Gatchalian, who had pushed for a nationwide ban on Pogos before the President last month ordered them shut down, thanked Hontiveros for making public Guo’s escape that eventually led to the arrest of her sister and their associate, Katherine Cassandra Li Ong on Thursday.
Ong was flown back to Manila with Guo’s sister.
A day after Hontiveros’ speech, the President promised that “heads will roll” and corrupt officials will be punished to the “fullest extent of the law” for allowing Guo to escape.
Strong statement
“After the strong pronouncement of our President, the next day the Indonesian (authorities) arrested (Sheila and Ong). So (his voice) is very critical,” he said, adding: “His very strong statement most likely triggered the enforcement agencies to reach out to our Indonesian counterparts.”
According to the Department of Justice (DOJ), Shiela Guo may eventually be deported after evidence indicated that, like her sister, she is not a Filipino.

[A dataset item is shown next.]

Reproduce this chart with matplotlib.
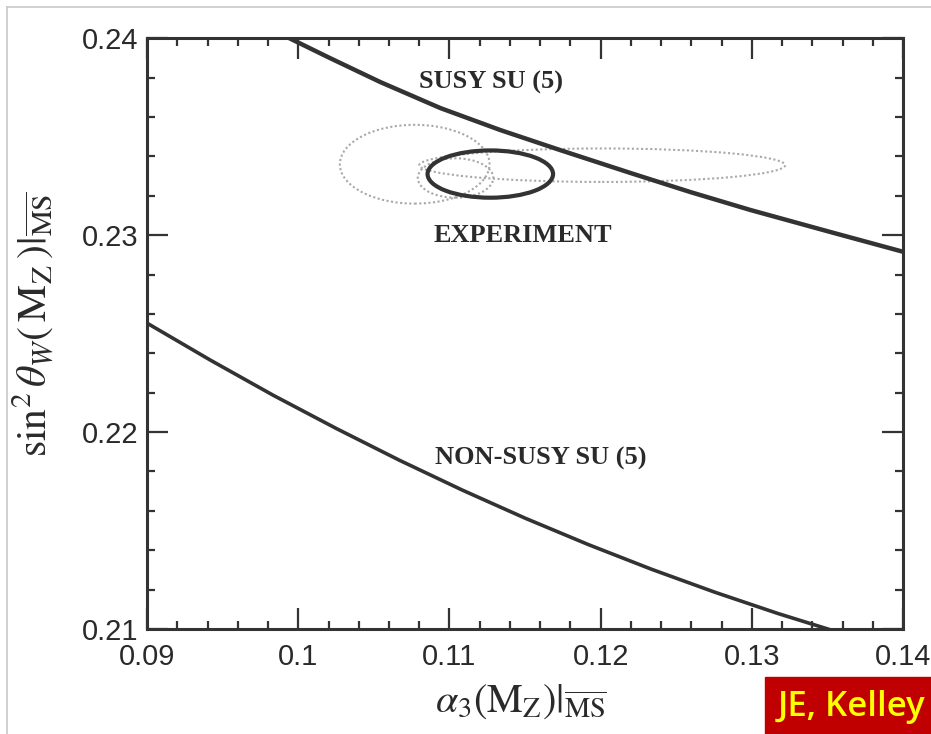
import matplotlib
matplotlib.use("Agg")
import matplotlib.pyplot as plt
from matplotlib.patches import Ellipse, Rectangle
from matplotlib.lines import Line2D
from matplotlib.ticker import MultipleLocator, FuncFormatter

# curves
susy_a3 = [0.09914, 0.10212, 0.10543, 0.10940, 0.11338, 0.11735,
           0.12199, 0.12596, 0.12993, 0.13523, 0.14007]
susy_s2w = [0.24010, 0.23898, 0.23777, 0.23645, 0.23533, 0.23431,
            0.23315, 0.23218, 0.23127, 0.23015, 0.22914]

nonsusy_a3 = [0.09000, 0.09417, 0.09834, 0.10252, 0.10669, 0.11086,
              0.11503, 0.11921, 0.12338, 0.12755, 0.13172, 0.13503, 0.13636]
nonsusy_s2w = [0.22553, 0.22366, 0.22187, 0.22018, 0.21857, 0.21705,
               0.21562, 0.21428, 0.21303, 0.21187, 0.21079, 0.21000, 0.20970]

# experimental contours (centre a3, centre s2w, width, height)
exp_solid = (0.1127, 0.2331, 0.0083, 0.0024)
exp_dotted = [
    (0.1077, 0.2336, 0.0099, 0.0040),
    (0.1201, 0.23355, 0.0242, 0.0017),
    (0.1104, 0.2329, 0.0050, 0.0020),
]

xticks = [0.09, 0.10, 0.11, 0.12, 0.13, 0.14]
yticks = [0.21, 0.22, 0.23, 0.24]

ink = "#333333"
plt.rcParams["mathtext.fontset"] = "stix"

fig = plt.figure(figsize=(9.31, 7.34), dpi=100)
ax = fig.add_axes([0.158, 0.143, 0.812, 0.805])

ax.plot(susy_a3, susy_s2w, color=ink, lw=3.2, solid_capstyle="butt")
ax.plot(nonsusy_a3, nonsusy_s2w, color=ink, lw=2.6, solid_capstyle="butt")

for cx, cy, w, h in exp_dotted:
    ax.add_patch(Ellipse((cx, cy), w, h, fill=False, ec="#a8a8a8",
                         lw=1.5, ls=(0, (1, 1.2))))
cx, cy, w, h = exp_solid
ax.add_patch(Ellipse((cx, cy), w, h, fill=False, ec=ink, lw=3.0))

ax.set_xlim(0.09, 0.14)
ax.set_ylim(0.21, 0.24)
ax.set_xticks(xticks)
ax.set_yticks(yticks)
ax.xaxis.set_minor_locator(MultipleLocator(0.002))
ax.yaxis.set_minor_locator(MultipleLocator(0.002))
ax.xaxis.set_major_formatter(FuncFormatter(lambda v, p: f"{v:g}"))
ax.yaxis.set_major_formatter(FuncFormatter(lambda v, p: f"{v:g}"))
ax.tick_params(which="both", direction="in", top=True, right=True,
               colors=ink, labelcolor="#2a2a2a")
ax.tick_params(which="major", length=15, width=1.6, labelsize=21, pad=6)
ax.tick_params(axis="x", which="major", pad=10)
ax.tick_params(which="minor", length=6, width=1.6)
for lab in ax.get_xticklabels() + ax.get_yticklabels():
    lab.set_family("Liberation Sans")
for s in ax.spines.values():
    s.set_linewidth(2.2)
    s.set_color(ink)

tfont = dict(family="Liberation Serif", fontsize=19, color="#2a2a2a",
             ha="center", va="center", fontweight="bold")
ax.text(0.11272, 0.23777, "SUSY SU (5)", **tfont)
ax.text(0.11483, 0.23000, "EXPERIMENT", **tfont)
ax.text(0.11603, 0.21868, "NON-SUSY SU (5)", **tfont)

ax.set_xlabel(r"$\alpha_3(\mathrm{M_Z})|_{\overline{\rm MS}}$", fontsize=29,
              color="#2a2a2a")
ax.set_ylabel(r"$\sin^2\theta_W(\,\mathrm{M_Z}\,)|_{\overline{\rm MS}}$",
              fontsize=30, color="#2a2a2a")
ax.xaxis.set_label_coords(0.494, -0.088)
ax.yaxis.set_label_coords(-0.12, 0.515)

# thin frame of the slide picture
fig.add_artist(Line2D([7 / 931, 1], [1 - 7 / 734, 1 - 7 / 734],
                      transform=fig.transFigure, color="#c8c8c8", lw=1.2))
fig.add_artist(Line2D([7 / 931, 7 / 931], [0, 1 - 7 / 734],
                      transform=fig.transFigure, color="#c8c8c8", lw=1.2))

# credit box
fig.add_artist(Rectangle((765 / 931, 0), 1 - 765 / 931, 57 / 734,
                         transform=fig.transFigure, color="#c00000", zorder=5))
fig.text(778 / 931, 18 / 734, "JE, Kelley", color="#ffff00", fontsize=25,
         family="Open Sans", fontweight="semibold", va="baseline", ha="left",
         zorder=6)

fig.savefig("out.png", dpi=100)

“In relation to this, the DOJ, BI and NBI will jointly file deportation and misrepresentation charges against the sibling of embattled ex-mayor Alice Guo for pretending to be a Filipino citizen when in fact she is a Chinese national,” a DOJ statement said on Friday.

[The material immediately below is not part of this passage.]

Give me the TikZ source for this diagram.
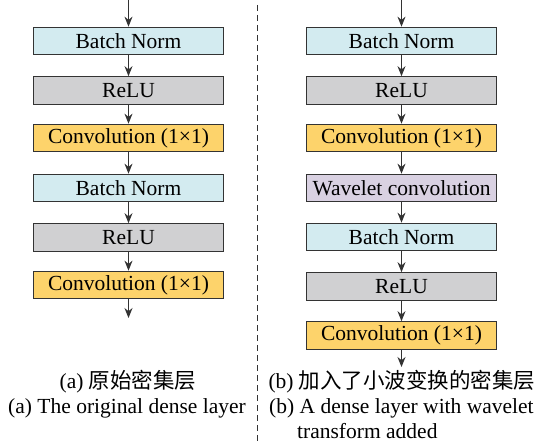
\documentclass[tikz,border=0pt]{standalone}
\usepackage{fontspec}
\setmainfont{Liberation Serif}
\newfontfamily\cjk{Noto Sans CJK SC}
\usetikzlibrary{arrows.meta}
\definecolor{boxline}{HTML}{333333}
\definecolor{bncol}{HTML}{D3EBF0}
\definecolor{relucol}{HTML}{D0D0D2}
\definecolor{convcol}{HTML}{FDD36B}
\definecolor{wavecol}{HTML}{D9D1E2}
\tikzset{
  layerbox/.style={draw=boxline, line width=1.2pt, minimum width=190pt,
    minimum height=27.5pt, inner sep=0pt, font=\fontsize{21.5}{25}\selectfont},
  flow/.style={draw=boxline, line width=1.1pt, -{Stealth[length=10pt,width=8pt]}},
  caption/.style={inner sep=0pt, font=\fontsize{21.5}{25}\selectfont}
}
\begin{document}
\begin{tikzpicture}[x=1pt,y=-1pt]
\useasboundingbox (0,0) rectangle (549,444);

% (a) original dense layer
\foreach \n/\y/\c/\t in {a1/41/bn/Batch Norm, a2/90.5/relu/ReLU, a3/138/conv/Convolution (1×1),
    a4/188/bn/Batch Norm, a5/237.5/relu/ReLU, a6/285/conv/Convolution (1×1)}
  \node[layerbox, fill=\c col] (\n) at (128.5,\y) {\t};
\coordinate (atop) at (128.5,0);
\coordinate (aend) at (128.5,318);
\foreach \u/\v in {atop/a1, a1/a2, a2/a3, a3/a4, a4/a5, a5/a6, a6/aend}
  \draw[flow] (\u) -- (\v);

% (b) dense layer with wavelet convolution
\foreach \n/\y/\c/\t in {b1/41/bn/Batch Norm, b2/90.5/relu/ReLU, b3/138/conv/Convolution (1×1),
    b4/188/wave/Wavelet convolution, b5/237/bn/Batch Norm, b6/286.5/relu/ReLU,
    b7/335.5/conv/Convolution (1×1)}
  \node[layerbox, fill=\c col] (\n) at (401.5,\y) {\t};
\coordinate (btop) at (401.5,0);
\coordinate (bend) at (401.5,367);
\foreach \u/\v in {btop/b1, b1/b2, b2/b3, b3/b4, b4/b5, b5/b6, b6/b7, b7/bend}
  \draw[flow] (\u) -- (\v);

% separator
\coordinate (dtop) at (257,5);
\coordinate (dbot) at (257,444);
\draw[boxline, line width=1pt, dash pattern=on 6pt off 4pt] (dtop) -- (dbot);

% captions
\node[caption] (capa1) at (128,382) {(a) {\cjk 原始密集层}};
\node[caption] (capa2) at (127,408) {(a) The original dense layer};
\node[caption] (capb1) at (402,382) {(b) {\cjk 加入了小波变换的密集层}};
\node[caption, anchor=west] (capb2) at (269,408) {(b) A dense layer with wavelet};
\node[caption, anchor=west] (capb3) at (297,431) {transform added};
\end{tikzpicture}
\end{document}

According to NBI Director Jaime Santiago, Shiela Guo’s fingerprints matched that of Zhang Mier, making them “one and the same person.”
Quo warranto petition
“So, we can conclude that Shiela L. Guo, who is currently in our custody, is indeed Chinese,” Santiago said at a press briefing on Friday.
The BI on Friday said her Chinese passport was valid until 2031.
On July 29, the Office of the Solicitor General (OSG) filed a “quo warranto” petition in the Manila Regional Trial Court against the dismissed mayor for her “ineligibility” to hold public office in the Philippines because she is a foreigner.
Passport Act violation
The OSG said there were no credible official records that established her Philippine citizenship by either birth or naturalization.
“As abundantly shown by various government records, respondent Guo Hua Ping, aka Alice Leal Guo is the daughter of two Chinese citizens, Lin Wenyi and Guo Jian Zhong,” according to the petition.
Santiago said Sheila Guo would be charged with violating the Philippine Passport Act.
The DOJ did not say whether a case would be filed against Ong, who carried a Philippine passport.
Indonesia’s Ministry of Law and Human Rights on Thursday said that local immigration officers flagged Ong ang Shiela Guo as “suspicious foreigners” who entered Batam this week.
Help from ‘ZJ’
Jakarta said a certain Singaporean national named “ZJ” helped Alice Guo’s group book a room at the Harris Hotel Batam Center for three days before being arrested on Aug. 21 at Mega Mall Batam Center. Guo and her brother were not together with her sister and Ong at the time.
The Presidential Anti-Organized Crime Commission identified ZJ as Zhang Jie, the former president of Lucky South 99, the illegal Pogo hub in Porac, Pampanga, which was raided and shut down in June.
Sheila Guo and Ong are currently in the custody of the NBI.
Laguna Rep. Dan Fernandez, one of the cochairs of the four-panel “quad comm” of the House of Representatives, which is conducting its own investigation of Pogos, said the pair might be “better off” in their custody.
House detention for Ong
Ong, specifically, has been ordered detained in the House for 30 days after her repeated failure to appear in its ongoing Pogo inquiry.
“Because of our arrest order, she should be here … it is important that she is under our jurisdiction,” Fernandez said.
Noting the separate Senate and DOJ investigations, he said that the quad comm didn’t want to “make it seem like we’re fighting over who gets to detain them.”
“So ultimately,” Fernandez said, “we will have to discuss this with the Senate and the Department of Justice.”
Ong was included in the quad comm’s probe after Philippine Amusement and Gaming Corp. chair Al Tengco revealed that she and former presidential spokesperson Harry Roque sought a meeting with him last year to discuss the unpaid arrears of Lucky South 9.